She said she just couldn't do that because they would argue with her and complain and she just couldn't deal with that. Hmmm, that's like the mom who wants her child to give up a pacifier but doesn't want to endure a night or two of fussing. You may see a 15 year old falling asleep with a pacifier in their mouth! But at least there was no conflict.
Come on, we're made of stronger stuff than that, aren't we?? We've all heard that nothing worth having comes without some effort and that includes health - ours and that of our children.

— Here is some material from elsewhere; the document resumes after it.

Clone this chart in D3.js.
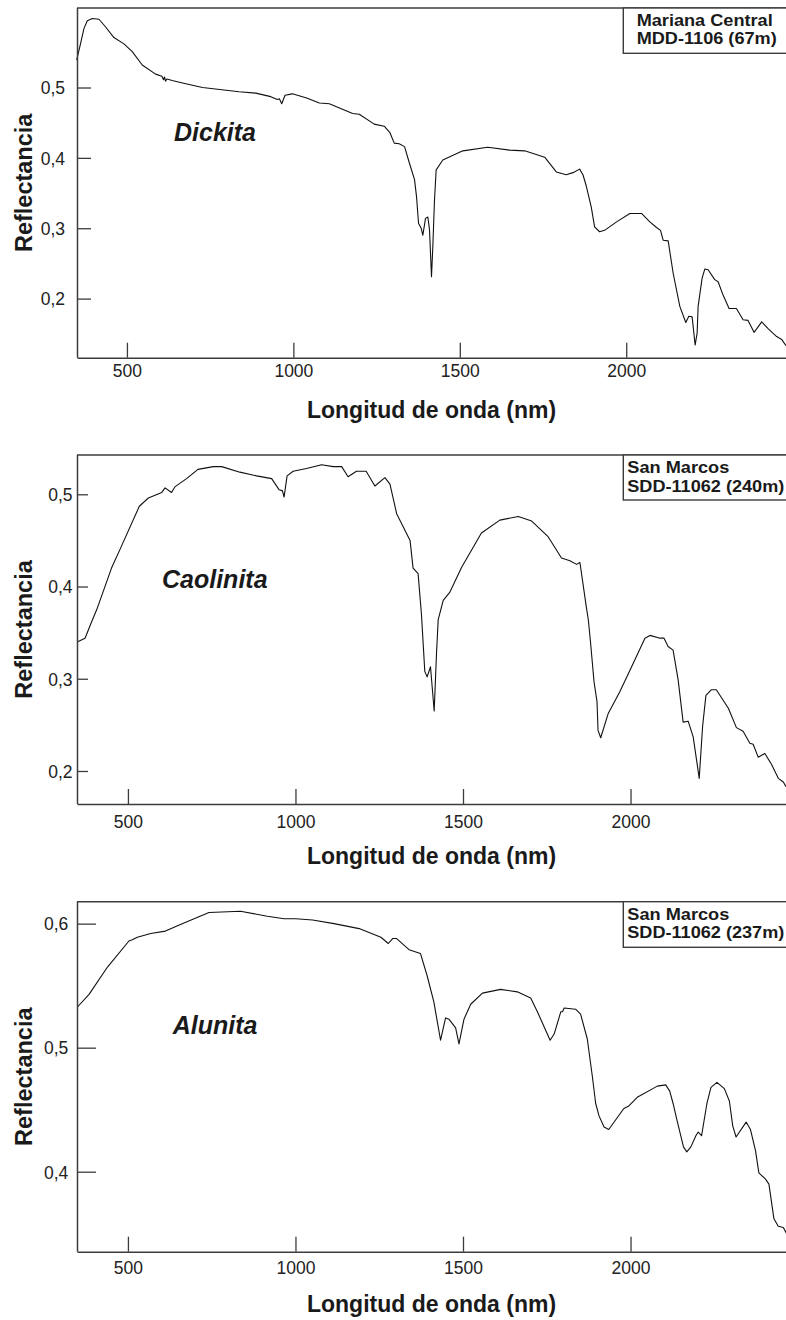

We are responsible not only for what we feed our children but also what habits we instill in them. Let's be honest - especially when they are small, they can't go out and buy junk food. If they eat it, it is because we have purchased it and made it available to them. Then when they are old enough to be making their own choices, they'll continue doing whatever we've taught (and modeled for) them. The Bible tells us to train up our children in the way they should go, and when they are old they will not depart from that. That's a very sobering truth.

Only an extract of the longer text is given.